MATERIAL:
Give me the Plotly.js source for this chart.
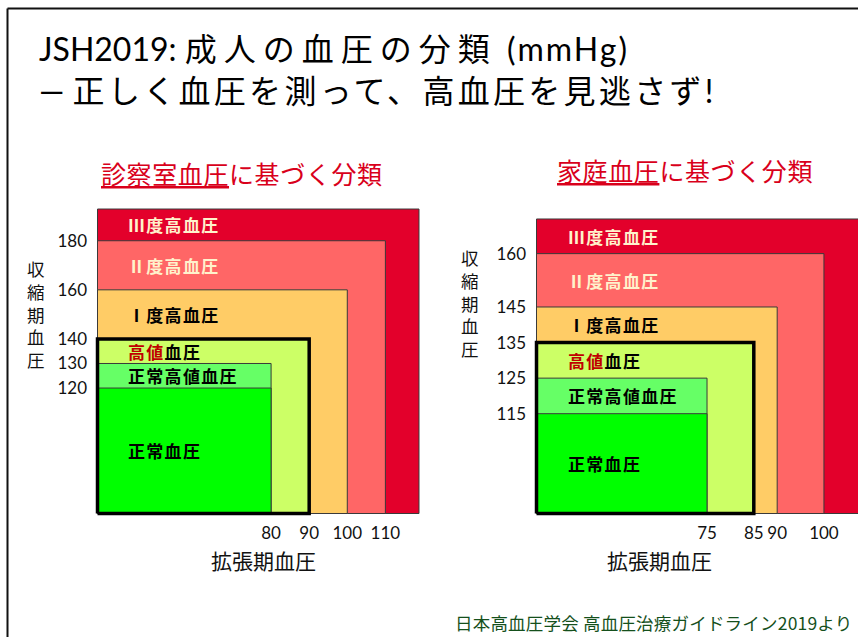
<!DOCTYPE html>
<html>
<head>
<meta charset="utf-8">
<script src="https://cdn.plot.ly/plotly-3.0.1.min.js"></script>
<style>
  html, body { margin: 0; padding: 0; background: #ffffff; }
  #chart { width: 858px; height: 637px; }
</style>
</head>
<body>
<div id="chart"></div>
<script>
// Blood pressure categories (JSH2019), from normal to grade III
const categories = ['正常血圧', '正常高値血圧', '高値血圧', 'Ⅰ度高血圧', 'Ⅱ度高血圧', 'Ⅲ度高血圧'];

// Upper limits of each category (mmHg); null = open-ended
const officeSbpUpper = [120, 130, 140, 160, 180, null];
const officeDbpUpper = [80, 80, 90, 100, 110, null];
const homeSbpUpper = [115, 125, 135, 145, 160, null];
const homeDbpUpper = [75, 75, 85, 90, 100, null];

// Tick labels on each axis
const officeSbpTicks = [120, 130, 140, 160, 180];
const officeDbpTicks = [80, 90, 100, 110];
const homeSbpTicks = [115, 125, 135, 145, 160];
const homeDbpTicks = [75, 85, 90, 100];

// Fill colour per category and colour of its label text
const bandColors = ['#00FF00', '#66FF66', '#CCFF66', '#FFCC66', '#FF6666', '#E3002B'];
const labelColors = ['#000000', '#000000', '#000000', '#000000', '#FFF2CC', '#FFF2CC'];

const W = 858, H = 637;
const px = v => v / W;
const py = v => 1 - v / H;

const CJK = '"Noto Sans CJK JP", "Noto Sans CJK SC", sans-serif';
const LAT = 'Lato, "Open Sans", sans-serif';

// Panel geometry: axis ranges and the corner / outer extent of the nested boxes
const panels = [
  {
    xa: 'x', ya: 'y',
    sbp: officeSbpUpper, dbp: officeDbpUpper,
    xTicks: officeDbpTicks, yTicks: officeSbpTicks,
    xDomain: [px(94), px(422)], yDomain: [py(517), py(206)],
    xRange: [33.52, 119.61], yRange: [67.47, 194.15],
    base: { x: 34.44, y: 68.89 }, outer: { x: 118.82, y: 192.92 },
    labelX: 42.0
  },
  {
    xa: 'x2', ya: 'y2',
    sbp: homeSbpUpper, dbp: homeDbpUpper,
    xTicks: homeDbpTicks, yTicks: homeSbpTicks,
    xDomain: [px(533), 1], yDomain: [py(517), py(216)],
    xRange: [37.79, 107.28], yRange: [85.96, 170.58],
    base: { x: 38.54, y: 86.94 }, outer: { x: 110, y: 169.74 },
    labelX: 44.8
  }
];

const HIGH_NORMAL = 2; // 高値血圧 gets the bold frame

const traces = [];
const annotations = [];

const spaced = (s, ls) => '<span style="letter-spacing:' + ls + 'px">' + s + '</span>';

panels.forEach(p => {
  const corner = i => ({
    x: p.dbp[i] === null ? p.outer.x : p.dbp[i],
    y: p.sbp[i] === null ? p.outer.y : p.sbp[i]
  });
  const box = c => ({
    x: [p.base.x, c.x, c.x, p.base.x, p.base.x],
    y: [p.base.y, p.base.y, c.y, c.y, p.base.y]
  });

  // largest box first so the smaller ones sit on top
  for (let i = categories.length - 1; i >= 0; i--) {
    const b = box(corner(i));
    traces.push({
      type: 'scatter', mode: 'lines', x: b.x, y: b.y,
      xaxis: p.xa, yaxis: p.ya,
      fill: 'toself', fillcolor: bandColors[i],
      line: { color: '#3a3a3a', width: 1 },
      hoverinfo: 'skip', showlegend: false, name: categories[i]
    });
  }

  const hb = box(corner(HIGH_NORMAL));
  traces.push({
    type: 'scatter', mode: 'lines', x: hb.x, y: hb.y,
    xaxis: p.xa, yaxis: p.ya,
    line: { color: '#000000', width: 3.5 },
    hoverinfo: 'skip', showlegend: false
  });

  // category names, centred vertically in each band
  categories.forEach((name, i) => {
    const lower = i === 0 ? p.base.y : p.sbp[i - 1];
    const upper = corner(i).y;
    const text = i === HIGH_NORMAL
      ? '<span style="color:#C00000">高値</span>血圧'
      : name;
    annotations.push({
      xref: p.xa, yref: p.ya, x: p.labelX, y: (lower + upper) / 2,
      xanchor: 'left', yanchor: 'middle', showarrow: false,
      text: '<b>' + spaced(text, 1.3) + '</b>',
      font: { family: CJK, size: 17, color: labelColors[i] }
    });
  });
});

// Panel headings
const headings = [
  { t: '<u>診察室血圧</u>に基づく分類', x: 242, y: 173 },
  { t: '<u>家庭血圧</u>に基づく分類', x: 685, y: 170 }
];
headings.forEach(h => annotations.push({
  xref: 'paper', yref: 'paper', x: px(h.x), y: py(h.y),
  xanchor: 'center', yanchor: 'middle', showarrow: false,
  text: spaced(h.t, 0.6), font: { family: CJK, size: 25, color: '#D9001B' }
}));

// Axis titles: diastolic along the bottom, systolic stacked vertically
[{ x: 263, y: 560 }, { x: 659, y: 560 }].forEach(t => annotations.push({
  xref: 'paper', yref: 'paper', x: px(t.x), y: py(t.y),
  xanchor: 'center', yanchor: 'middle', showarrow: false,
  text: '拡張期血圧', font: { family: CJK, size: 21, color: '#111111' }
}));
[{ x: 36, y: 314 }, { x: 470, y: 303 }].forEach(t => annotations.push({
  xref: 'paper', yref: 'paper', x: px(t.x), y: py(t.y),
  xanchor: 'center', yanchor: 'middle', showarrow: false,
  text: Array.from('収縮期血圧').join('<br>'),
  font: { family: CJK, size: 17.5, color: '#111111' }
}));

// Slide title (two lines)
const lat = (s, ls) => '<span style="font-family:Lato' + (ls ? ';letter-spacing:' + ls + 'px' : '') + '">' + s + '</span>';
annotations.push({
  xref: 'paper', yref: 'paper', x: px(37), y: py(68.5),
  xanchor: 'left', yanchor: 'middle', align: 'left', showarrow: false,
  text: lat('JSH2019: ') + spaced('成人の血圧の分類', 7) + lat(' (mmHg)', 2) +
        '<br>' +
        lat('— ') + spaced('正しく血圧を測って、高血圧を見逃さず', 3.3) + lat('!'),
  font: { family: CJK, size: 32, color: '#000000' }
});

// Source
annotations.push({
  xref: 'paper', yref: 'paper', x: px(653), y: py(622),
  xanchor: 'center', yanchor: 'middle', showarrow: false,
  text: spaced('日本高血圧学会 高血圧治療ガイドライン2019より', 0.2),
  font: { family: CJK, size: 17.5, color: '#15501C' }
});

const axisBase = {
  showgrid: false, zeroline: false, showline: false, ticks: '',
  tickmode: 'array', fixedrange: true,
  tickfont: { family: LAT, size: 17, color: '#111111' }
};

const layout = {
  width: W, height: H,
  margin: { l: 0, r: 0, t: 0, b: 0 },
  paper_bgcolor: '#ffffff', plot_bgcolor: 'rgba(0,0,0,0)',
  showlegend: false,
  annotations: annotations,
  shapes: [
    { type: 'line', xref: 'paper', yref: 'paper', x0: px(7.5), x1: px(7.5), y0: 0, y1: py(8.5),
      line: { color: '#111111', width: 2 } },
    { type: 'line', xref: 'paper', yref: 'paper', x0: px(7.5), x1: 1, y0: py(8.5), y1: py(8.5),
      line: { color: '#111111', width: 2 } }
  ]
};

panels.forEach((p, n) => {
  const sx = n === 0 ? '' : String(n + 1);
  layout['xaxis' + sx] = Object.assign({}, axisBase, {
    domain: p.xDomain, range: p.xRange, tickvals: p.xTicks,
    anchor: p.ya, ticklabelstandoff: 4
  });
  layout['yaxis' + sx] = Object.assign({}, axisBase, {
    domain: p.yDomain, range: p.yRange, tickvals: p.yTicks,
    anchor: p.xa, ticklabelstandoff: 6
  });
});

Plotly.newPlot('chart', traces, layout, { displayModeBar: false, staticPlot: true });
</script>
</body>
</html>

EXERCISE: Only the lines from the start of the material through the line containing "const homeDbpUpper = [75, 75, 85, 90, 100, null];" should be transcribed. Pictures stay out.

ANSWER BELOW:
Give me the Plotly.js source for this chart.
<!DOCTYPE html>
<html>
<head>
<meta charset="utf-8">
<script src="https://cdn.plot.ly/plotly-3.0.1.min.js"></script>
<style>
  html, body { margin: 0; padding: 0; background: #ffffff; }
  #chart { width: 858px; height: 637px; }
</style>
</head>
<body>
<div id="chart"></div>
<script>
// Blood pressure categories (JSH2019), from normal to grade III
const categories = ['正常血圧', '正常高値血圧', '高値血圧', 'Ⅰ度高血圧', 'Ⅱ度高血圧', 'Ⅲ度高血圧'];

// Upper limits of each category (mmHg); null = open-ended
const officeSbpUpper = [120, 130, 140, 160, 180, null];
const officeDbpUpper = [80, 80, 90, 100, 110, null];
const homeSbpUpper = [115, 125, 135, 145, 160, null];
const homeDbpUpper = [75, 75, 85, 90, 100, null];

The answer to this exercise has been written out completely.